On Thu, Sep 15, 2016 at 04:52:17AM -0700, Christoph Hellwig wrote:
> On Thu, Sep 15, 2016 at 12:46:07PM +0100, Alex Bligh wrote:
> > Essentially NBD does supports FLUSH/FUA like this:
> > 
> > https://www.kernel.org/doc/Documentation/block/writeback_cache_control.txt
> > 
> > IE supports the same FLUSH/FUA primitives as other block drivers (AIUI).
> > 
> > Link to protocol (per last email) here:
> > 
> > https://github.com/yoe/nbd/blob/master/doc/proto.md#ordering-of-messages-and-writes
> 
> Flush as defined by the Linux block layer (and supported that way in
> SCSI, ATA, NVMe) only requires to flush all already completed writes
> to non-volatile media.

That is precisely what FLUSH in nbd does, too.

> It does not impose any ordering unlike the nbd spec.

If you read the spec differently, then that's a bug in the spec. Can you
clarify which part of it caused that confusion? We should fix it, then.
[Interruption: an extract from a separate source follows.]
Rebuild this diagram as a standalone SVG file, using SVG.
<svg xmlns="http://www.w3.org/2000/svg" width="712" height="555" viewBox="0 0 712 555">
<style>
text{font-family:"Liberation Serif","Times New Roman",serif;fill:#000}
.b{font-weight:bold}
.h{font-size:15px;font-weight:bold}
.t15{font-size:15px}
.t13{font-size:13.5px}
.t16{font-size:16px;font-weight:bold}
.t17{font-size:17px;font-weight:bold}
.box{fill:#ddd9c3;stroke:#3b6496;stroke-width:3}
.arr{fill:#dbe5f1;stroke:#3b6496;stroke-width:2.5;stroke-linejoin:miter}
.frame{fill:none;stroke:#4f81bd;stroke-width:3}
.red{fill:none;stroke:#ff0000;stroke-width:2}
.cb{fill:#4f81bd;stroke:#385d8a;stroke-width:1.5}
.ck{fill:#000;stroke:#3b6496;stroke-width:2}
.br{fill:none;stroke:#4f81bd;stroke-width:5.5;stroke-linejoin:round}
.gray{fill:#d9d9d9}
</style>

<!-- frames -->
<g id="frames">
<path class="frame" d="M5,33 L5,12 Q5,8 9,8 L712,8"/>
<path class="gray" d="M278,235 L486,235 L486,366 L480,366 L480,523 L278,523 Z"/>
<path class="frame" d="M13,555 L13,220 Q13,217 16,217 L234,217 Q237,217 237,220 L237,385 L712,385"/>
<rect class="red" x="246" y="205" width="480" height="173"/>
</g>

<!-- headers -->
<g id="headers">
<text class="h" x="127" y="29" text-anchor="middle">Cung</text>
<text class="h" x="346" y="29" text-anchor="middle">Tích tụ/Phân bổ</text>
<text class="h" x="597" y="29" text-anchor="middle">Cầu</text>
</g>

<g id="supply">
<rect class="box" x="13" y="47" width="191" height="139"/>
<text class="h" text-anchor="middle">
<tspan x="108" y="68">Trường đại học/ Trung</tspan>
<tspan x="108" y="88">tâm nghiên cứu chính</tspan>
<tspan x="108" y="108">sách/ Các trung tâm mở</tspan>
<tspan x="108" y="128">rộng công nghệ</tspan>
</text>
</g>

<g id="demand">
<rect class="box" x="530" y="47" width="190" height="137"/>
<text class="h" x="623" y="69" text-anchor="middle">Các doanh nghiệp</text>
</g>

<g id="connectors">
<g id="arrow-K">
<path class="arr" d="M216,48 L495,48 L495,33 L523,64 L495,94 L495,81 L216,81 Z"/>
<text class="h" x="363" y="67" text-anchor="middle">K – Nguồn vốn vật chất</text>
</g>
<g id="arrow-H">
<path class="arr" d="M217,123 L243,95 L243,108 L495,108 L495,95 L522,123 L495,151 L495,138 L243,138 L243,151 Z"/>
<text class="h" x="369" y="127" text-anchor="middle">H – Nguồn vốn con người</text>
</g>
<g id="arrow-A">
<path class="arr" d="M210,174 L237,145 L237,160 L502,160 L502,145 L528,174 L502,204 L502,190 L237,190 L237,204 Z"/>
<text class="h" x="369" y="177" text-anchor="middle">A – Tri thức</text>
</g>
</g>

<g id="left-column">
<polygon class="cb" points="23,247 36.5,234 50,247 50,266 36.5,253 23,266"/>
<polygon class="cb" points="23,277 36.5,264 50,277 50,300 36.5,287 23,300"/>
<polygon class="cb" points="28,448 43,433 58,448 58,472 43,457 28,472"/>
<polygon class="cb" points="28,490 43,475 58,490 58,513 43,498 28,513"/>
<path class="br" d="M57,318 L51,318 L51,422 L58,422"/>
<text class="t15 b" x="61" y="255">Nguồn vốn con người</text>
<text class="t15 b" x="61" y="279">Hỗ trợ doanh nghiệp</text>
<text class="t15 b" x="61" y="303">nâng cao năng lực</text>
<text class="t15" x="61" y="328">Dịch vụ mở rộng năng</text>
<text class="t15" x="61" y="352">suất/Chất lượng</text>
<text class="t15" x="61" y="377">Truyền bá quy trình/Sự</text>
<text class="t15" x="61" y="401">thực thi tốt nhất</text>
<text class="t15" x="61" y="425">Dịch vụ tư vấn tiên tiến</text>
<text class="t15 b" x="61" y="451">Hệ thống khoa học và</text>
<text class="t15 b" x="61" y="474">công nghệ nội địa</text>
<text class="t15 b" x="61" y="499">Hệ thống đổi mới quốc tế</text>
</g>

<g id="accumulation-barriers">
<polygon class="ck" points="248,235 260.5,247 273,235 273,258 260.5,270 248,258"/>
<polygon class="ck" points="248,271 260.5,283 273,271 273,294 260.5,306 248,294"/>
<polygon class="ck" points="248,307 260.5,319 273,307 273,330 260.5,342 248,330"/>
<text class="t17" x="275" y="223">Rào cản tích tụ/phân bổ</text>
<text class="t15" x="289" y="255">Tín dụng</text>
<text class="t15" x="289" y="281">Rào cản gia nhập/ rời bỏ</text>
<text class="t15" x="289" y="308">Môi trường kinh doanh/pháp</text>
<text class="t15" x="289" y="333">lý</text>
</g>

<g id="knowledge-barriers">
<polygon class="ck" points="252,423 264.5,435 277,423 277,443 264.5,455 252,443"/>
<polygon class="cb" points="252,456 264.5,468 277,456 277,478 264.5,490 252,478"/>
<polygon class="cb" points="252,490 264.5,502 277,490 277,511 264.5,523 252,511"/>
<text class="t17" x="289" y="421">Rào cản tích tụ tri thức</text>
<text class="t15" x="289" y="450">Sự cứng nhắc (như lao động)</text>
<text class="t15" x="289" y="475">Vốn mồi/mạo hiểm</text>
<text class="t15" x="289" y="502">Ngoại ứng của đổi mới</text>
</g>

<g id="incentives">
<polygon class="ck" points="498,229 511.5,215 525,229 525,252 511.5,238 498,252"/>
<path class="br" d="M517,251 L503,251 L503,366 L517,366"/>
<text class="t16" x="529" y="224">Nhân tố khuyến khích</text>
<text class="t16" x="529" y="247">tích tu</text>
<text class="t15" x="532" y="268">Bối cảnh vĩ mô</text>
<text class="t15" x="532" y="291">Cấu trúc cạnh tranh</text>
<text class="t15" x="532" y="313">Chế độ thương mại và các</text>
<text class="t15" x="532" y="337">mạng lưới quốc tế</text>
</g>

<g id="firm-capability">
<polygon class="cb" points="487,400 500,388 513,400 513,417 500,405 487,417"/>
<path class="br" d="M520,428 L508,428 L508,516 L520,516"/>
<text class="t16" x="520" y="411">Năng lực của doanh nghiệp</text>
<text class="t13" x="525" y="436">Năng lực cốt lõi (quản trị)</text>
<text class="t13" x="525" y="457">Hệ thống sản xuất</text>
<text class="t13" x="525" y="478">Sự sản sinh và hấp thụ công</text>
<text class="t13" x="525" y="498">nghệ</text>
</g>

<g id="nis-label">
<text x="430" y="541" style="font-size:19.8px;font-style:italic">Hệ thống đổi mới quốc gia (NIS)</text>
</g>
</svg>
> FUA as defined by the Linux block layer (and supported that way in SCSI,
> ATA, NVMe) only requires the write operation the FUA bit is set on to be
> on non-volatile media before completing the write operation.  It does
> not impose any ordering, which seems to match the nbd spec.  Unlike the
> NBD spec Linux does not allow FUA to be set on anything by WRITE
> commands.  Some other storage protocols allow a FUA bit on READ
> commands or other commands that write data to the device, though.

Yes. There was some discussion on that part, and we decided that setting
the flag doesn't hurt, but the spec also clarifies that using it on READ
does nothing, semantically.

The problem is that there are clients in the wild which do set it on
READ, so it's just a matter of "be liberal in what you accept".

-- 
< ron> I mean, the main *practical* problem with C++, is there's like a dozen
       people in the world who think they really understand all of its rules,
       and pretty much all of them are just lying to themselves too.